■ **SOURCE EXCERPT**:
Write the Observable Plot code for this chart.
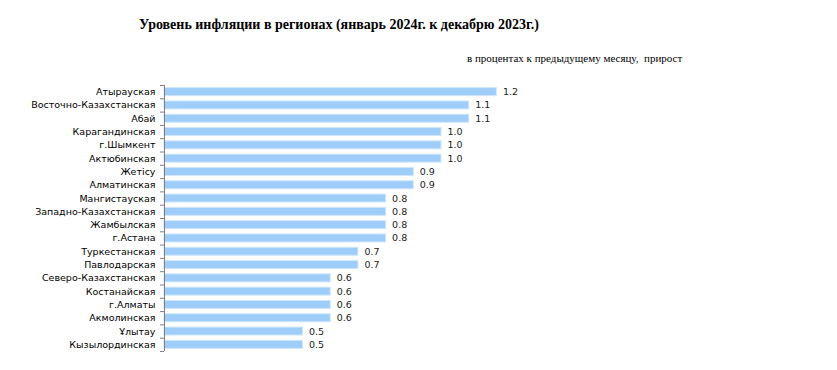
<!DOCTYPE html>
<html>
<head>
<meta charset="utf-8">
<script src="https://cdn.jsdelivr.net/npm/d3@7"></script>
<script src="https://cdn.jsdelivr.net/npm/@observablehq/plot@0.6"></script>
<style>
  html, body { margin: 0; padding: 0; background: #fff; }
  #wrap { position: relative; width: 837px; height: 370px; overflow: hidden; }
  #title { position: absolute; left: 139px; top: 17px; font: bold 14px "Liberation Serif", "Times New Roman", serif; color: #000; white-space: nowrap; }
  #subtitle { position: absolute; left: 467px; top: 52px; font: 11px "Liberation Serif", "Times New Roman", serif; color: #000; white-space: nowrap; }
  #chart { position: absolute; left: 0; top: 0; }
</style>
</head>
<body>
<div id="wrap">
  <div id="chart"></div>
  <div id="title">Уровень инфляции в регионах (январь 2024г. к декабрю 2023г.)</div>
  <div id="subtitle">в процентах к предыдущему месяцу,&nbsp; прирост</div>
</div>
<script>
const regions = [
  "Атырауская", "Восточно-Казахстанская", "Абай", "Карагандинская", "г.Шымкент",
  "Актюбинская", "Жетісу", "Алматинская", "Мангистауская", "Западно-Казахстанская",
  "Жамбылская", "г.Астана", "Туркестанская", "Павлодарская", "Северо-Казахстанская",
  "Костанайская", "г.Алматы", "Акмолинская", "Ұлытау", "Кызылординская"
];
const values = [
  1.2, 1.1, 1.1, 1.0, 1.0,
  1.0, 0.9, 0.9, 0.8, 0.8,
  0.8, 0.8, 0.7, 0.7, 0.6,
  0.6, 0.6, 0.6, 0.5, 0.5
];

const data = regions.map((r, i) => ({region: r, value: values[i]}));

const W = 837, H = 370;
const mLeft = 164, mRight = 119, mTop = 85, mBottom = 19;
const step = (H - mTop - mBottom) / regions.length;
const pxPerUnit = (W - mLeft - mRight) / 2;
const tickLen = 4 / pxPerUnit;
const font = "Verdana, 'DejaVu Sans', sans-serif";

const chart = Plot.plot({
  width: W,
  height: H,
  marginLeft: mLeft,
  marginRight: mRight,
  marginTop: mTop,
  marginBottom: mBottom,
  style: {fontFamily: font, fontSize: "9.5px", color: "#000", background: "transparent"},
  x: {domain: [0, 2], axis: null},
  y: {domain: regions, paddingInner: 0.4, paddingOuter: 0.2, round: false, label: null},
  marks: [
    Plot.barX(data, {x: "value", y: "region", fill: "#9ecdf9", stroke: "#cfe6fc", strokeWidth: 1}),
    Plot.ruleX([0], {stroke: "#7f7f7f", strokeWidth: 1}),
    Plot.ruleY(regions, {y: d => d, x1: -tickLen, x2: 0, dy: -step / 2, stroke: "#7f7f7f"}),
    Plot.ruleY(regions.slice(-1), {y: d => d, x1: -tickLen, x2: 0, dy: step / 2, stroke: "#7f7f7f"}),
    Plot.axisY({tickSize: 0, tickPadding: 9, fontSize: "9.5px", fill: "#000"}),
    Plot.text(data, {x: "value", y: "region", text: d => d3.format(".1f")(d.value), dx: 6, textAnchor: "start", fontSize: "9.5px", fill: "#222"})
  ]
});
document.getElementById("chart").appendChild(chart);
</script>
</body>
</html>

■ **WHAT THIS TASK INVOLVES**: List all lines holding the string "chart".

■ **SOLUTION TO THE PROBLEM**:
Write the Observable Plot code for this chart.
  #chart { position: absolute; left: 0; top: 0; }
  <div id="chart"></div>
const chart = Plot.plot({
document.getElementById("chart").appendChild(chart);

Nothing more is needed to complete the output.